__Exercise goal__:
Write out all the lines again, precisely as they stand, but without the images.

__Source excerpt__:
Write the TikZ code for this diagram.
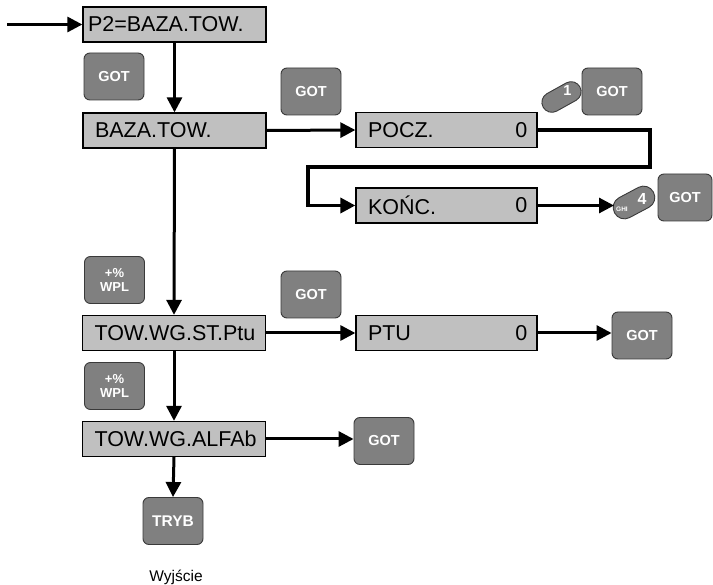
\documentclass[tikz,border=0pt]{standalone}
\usepackage{fontspec}
\setmainfont{Liberation Sans}
\usetikzlibrary{arrows.meta,calc}
\definecolor{boxgray}{HTML}{C0C0C0}
\definecolor{btngray}{HTML}{808080}
\definecolor{btnedge}{HTML}{3A3A3A}
\tikzset{
  dispbox/.style={draw=black, line width=1.3pt, fill=boxgray, minimum height=35pt,
    text width=159pt, inner xsep=12pt, align=left,
    font=\fontsize{21.5}{24}\selectfont},
  valtext/.style={inner sep=0pt, anchor=east, font=\fontsize{21.5}{24}\selectfont},
  btn/.style={draw=btnedge, line width=0.9pt, fill=btngray, rounded corners=6pt,
    minimum width=60pt, minimum height=47pt, text=white, align=center,
    font=\bfseries\fontsize{14.5}{16}\selectfont},
  smallbtn/.style={btn, font=\bfseries\fontsize{13}{14}\selectfont},
  pill/.style={draw=btnedge, line width=0.9pt, fill=btngray, rounded corners=10pt,
    minimum width=42pt, minimum height=20pt, inner sep=0pt},
  pilltext/.style={text=white, inner sep=0pt, font=\bfseries\fontsize{14.5}{16}\selectfont},
  flow/.style={line width=3pt, -{Triangle[length=15pt,width=15pt]}},
  bigflow/.style={line width=3.6pt, -{Triangle[length=15pt,width=15pt]}},
}
\begin{document}
\begin{tikzpicture}[x=1pt,y=-1pt]
\useasboundingbox (0,0) rectangle (713,585);
% display boxes
\node[dispbox, inner xsep=5pt, text width=173pt] (p2) at (174.5,24.5) {P2=BAZA.TOW.};
\node[dispbox] (baza) at (174.5,130.5) {BAZA.TOW.};
\node[dispbox] (st) at (174,333) {TOW.WG.ST.Ptu};
\node[dispbox] (alfa) at (174,439) {TOW.WG.ALFAb};
\node[dispbox, text width=157pt] (pocz) at (446.5,130) {POCZ.};
\node[dispbox, text width=157pt] (konc) at (446.5,205.5) {KOŃC.};
\node[dispbox, text width=157pt] (ptu) at (446.5,333) {PTU};
\node[valtext] (pocz0) at ($(pocz.east)+(-10,0)$) {0};
\node[valtext] (konc0) at ($(konc.east)+(-10,0)$) {0};
\node[valtext] (ptu0) at ($(ptu.east)+(-10,0)$) {0};
% buttons
\node[btn] (got1) at (114,76.5) {GOT};
\node[btn] (got2) at (311,91.5) {GOT};
\node[btn] (got3) at (612,91.5) {GOT};
\node[btn, minimum width=54pt] (got4) at (685,197.5) {GOT};
\node[smallbtn] (wpl1) at (114.5,280) {+\%\\WPL};
\node[btn] (got5) at (311,294.5) {GOT};
\node[btn] (got6) at (642,335.5) {GOT};
\node[smallbtn] (wpl2) at (114.5,386) {+\%\\WPL};
\node[btn] (got7) at (384,441) {GOT};
\node[btn, font=\bfseries\fontsize{15.5}{17}\selectfont] (tryb) at (173,521) {TRYB};
% keys
\node[pill, rotate=29] (k1) at (561.5,97) {};
\node[pilltext] (k1n) at (567.5,90.5) {1};
\node[pill, rotate=28, minimum width=44pt, minimum height=22.5pt, rounded corners=11pt] (k4) at (634,202.5) {};
\node[pilltext, font=\bfseries\fontsize{16}{18}\selectfont] (k4n) at (642,199) {4};
\node[pilltext, font=\bfseries\fontsize{6.5}{7}\selectfont] (k4l) at (622,209) {GHI};
% exit label
\node[font=\fontsize{15.5}{18}\selectfont] (exit) at (176,577) {Wyjście};
% connectors
\coordinate (start) at (7,24.5);
\coordinate (k4in) at (614,206);
\draw[flow] (start) -- (p2.west);
\draw[flow] (p2.south) -- (baza.north);
\draw[flow] (baza.east) -- (pocz.west);
\draw[bigflow] (pocz.east) -- (650,130) -- (650,167) -- (308,167) -- (308,205.5) -- (konc.west);
\draw[flow] (konc.east) -- (konc.east -| k4in);
\draw[flow] (baza.south) -- (st.north);
\draw[flow] (st.east) -- (ptu.west);
\draw[flow] (ptu.east) -- (ptu.east -| got6.west);
\draw[flow] (st.south) -- (alfa.north);
\draw[flow] (alfa.east) -- (alfa.east -| got7.west);
\draw[flow] (alfa.south) -- (tryb.north);
\end{tikzpicture}
\end{document}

__Result of this task__:
Write the TikZ code for this diagram.
\documentclass[tikz,border=0pt]{standalone}
\usepackage{fontspec}
\setmainfont{Liberation Sans}
\usetikzlibrary{arrows.meta,calc}
\definecolor{boxgray}{HTML}{C0C0C0}
\definecolor{btngray}{HTML}{808080}
\definecolor{btnedge}{HTML}{3A3A3A}
\tikzset{
  dispbox/.style={draw=black, line width=1.3pt, fill=boxgray, minimum height=35pt,
    text width=159pt, inner xsep=12pt, align=left,
    font=\fontsize{21.5}{24}\selectfont},
  valtext/.style={inner sep=0pt, anchor=east, font=\fontsize{21.5}{24}\selectfont},
  btn/.style={draw=btnedge, line width=0.9pt, fill=btngray, rounded corners=6pt,
    minimum width=60pt, minimum height=47pt, text=white, align=center,
    font=\bfseries\fontsize{14.5}{16}\selectfont},
  smallbtn/.style={btn, font=\bfseries\fontsize{13}{14}\selectfont},
  pill/.style={draw=btnedge, line width=0.9pt, fill=btngray, rounded corners=10pt,
    minimum width=42pt, minimum height=20pt, inner sep=0pt},
  pilltext/.style={text=white, inner sep=0pt, font=\bfseries\fontsize{14.5}{16}\selectfont},
  flow/.style={line width=3pt, -{Triangle[length=15pt,width=15pt]}},
  bigflow/.style={line width=3.6pt, -{Triangle[length=15pt,width=15pt]}},
}
\begin{document}
\begin{tikzpicture}[x=1pt,y=-1pt]
\useasboundingbox (0,0) rectangle (713,585);
% display boxes
\node[dispbox, inner xsep=5pt, text width=173pt] (p2) at (174.5,24.5) {P2=BAZA.TOW.};
\node[dispbox] (baza) at (174.5,130.5) {BAZA.TOW.};
\node[dispbox] (st) at (174,333) {TOW.WG.ST.Ptu};
\node[dispbox] (alfa) at (174,439) {TOW.WG.ALFAb};
\node[dispbox, text width=157pt] (pocz) at (446.5,130) {POCZ.};
\node[dispbox, text width=157pt] (konc) at (446.5,205.5) {KOŃC.};
\node[dispbox, text width=157pt] (ptu) at (446.5,333) {PTU};
\node[valtext] (pocz0) at ($(pocz.east)+(-10,0)$) {0};
\node[valtext] (konc0) at ($(konc.east)+(-10,0)$) {0};
\node[valtext] (ptu0) at ($(ptu.east)+(-10,0)$) {0};
% buttons
\node[btn] (got1) at (114,76.5) {GOT};
\node[btn] (got2) at (311,91.5) {GOT};
\node[btn] (got3) at (612,91.5) {GOT};
\node[btn, minimum width=54pt] (got4) at (685,197.5) {GOT};
\node[smallbtn] (wpl1) at (114.5,280) {+\%\\WPL};
\node[btn] (got5) at (311,294.5) {GOT};
\node[btn] (got6) at (642,335.5) {GOT};
\node[smallbtn] (wpl2) at (114.5,386) {+\%\\WPL};
\node[btn] (got7) at (384,441) {GOT};
\node[btn, font=\bfseries\fontsize{15.5}{17}\selectfont] (tryb) at (173,521) {TRYB};
% keys
\node[pill, rotate=29] (k1) at (561.5,97) {};
\node[pilltext] (k1n) at (567.5,90.5) {1};
\node[pill, rotate=28, minimum width=44pt, minimum height=22.5pt, rounded corners=11pt] (k4) at (634,202.5) {};
\node[pilltext, font=\bfseries\fontsize{16}{18}\selectfont] (k4n) at (642,199) {4};
\node[pilltext, font=\bfseries\fontsize{6.5}{7}\selectfont] (k4l) at (622,209) {GHI};
% exit label
\node[font=\fontsize{15.5}{18}\selectfont] (exit) at (176,577) {Wyjście};
% connectors
\coordinate (start) at (7,24.5);
\coordinate (k4in) at (614,206);
\draw[flow] (start) -- (p2.west);
\draw[flow] (p2.south) -- (baza.north);
\draw[flow] (baza.east) -- (pocz.west);
\draw[bigflow] (pocz.east) -- (650,130) -- (650,167) -- (308,167) -- (308,205.5) -- (konc.west);
\draw[flow] (konc.east) -- (konc.east -| k4in);
\draw[flow] (baza.south) -- (st.north);
\draw[flow] (st.east) -- (ptu.west);
\draw[flow] (ptu.east) -- (ptu.east -| got6.west);
\draw[flow] (st.south) -- (alfa.north);
\draw[flow] (alfa.east) -- (alfa.east -| got7.west);
\draw[flow] (alfa.south) -- (tryb.north);
\end{tikzpicture}
\end{document}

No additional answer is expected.